A decision guide for teams

Choose Playwright if:

  • your developers are already comfortable owning test code
  • you need deep programmatic control
  • your testing patterns are close to application code patterns
  • you want to customize every part of the harness

Choose Endtest if:

  • you want a low-code, managed, agentic workflow
  • QA and non-developers need to author and maintain tests
  • you want self-healing behavior to absorb common UI changes
  • you want to reduce framework and infrastructure ownership

Choose a hybrid approach if:

  • core developer workflows stay in Playwright
  • business-critical E2E flows live in a managed platform for easier maintenance
  • you want to reduce the volume of code that has to be stabilized by hand

A simple stabilization workflow for AI-generated tests

If you are already generating Playwright tests and want to keep them, use this workflow:

  1. Generate the first draft
  2. Replace fragile selectors with semantic locators
  3. Remove sleeps and replace them with state-based waiting
  4. Make test data unique and isolated
  5. Add meaningful assertions on visible outcomes
  6. Run in at least one additional browser
  7. Add trace capture for failures
  8. Review every flaky test for root cause, not just rerun it

If the same class of failures keeps returning, treat that as a sign the test model is wrong for your team, not just under-tuned.

Final thoughts

The best way to make AI-generated Playwright tests less flaky is to stop treating the generated output as finished automation. It is a draft that needs the same scrutiny you would give a hand-written test, with extra attention to selectors, timing, data isolation, and browser variance.

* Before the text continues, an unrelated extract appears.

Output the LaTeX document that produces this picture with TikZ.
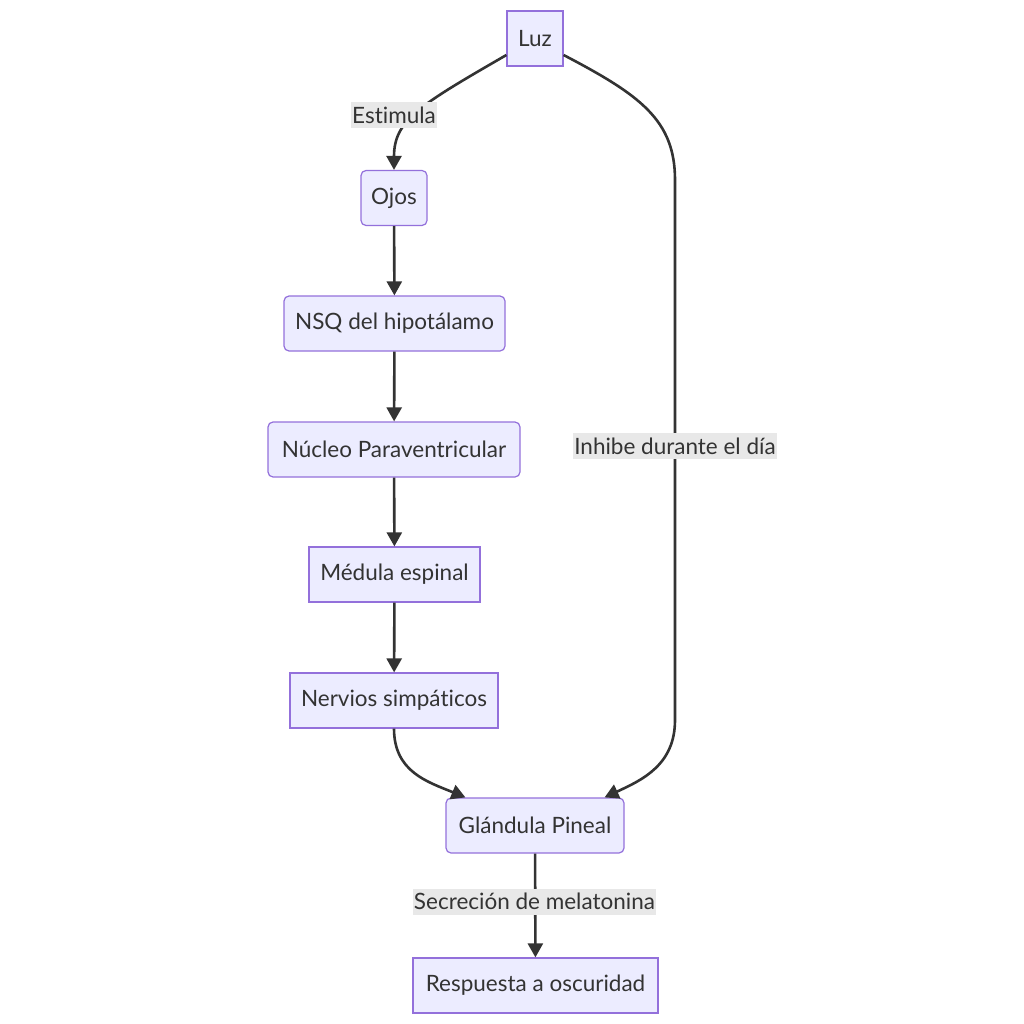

For teams that want code-level control, Playwright can produce reliable browser automation, but only if someone owns the hardening work. For teams that want to avoid that maintenance burden, a managed, agentic platform such as Endtest can be the more reliable path because it combines AI-assisted authoring with self-healing execution and a lower-ownership model.

The real choice is not AI versus no AI. It is whether your team wants to keep stabilizing generated test code itself, or move to a system that is designed to absorb UI change and reduce flakiness by default.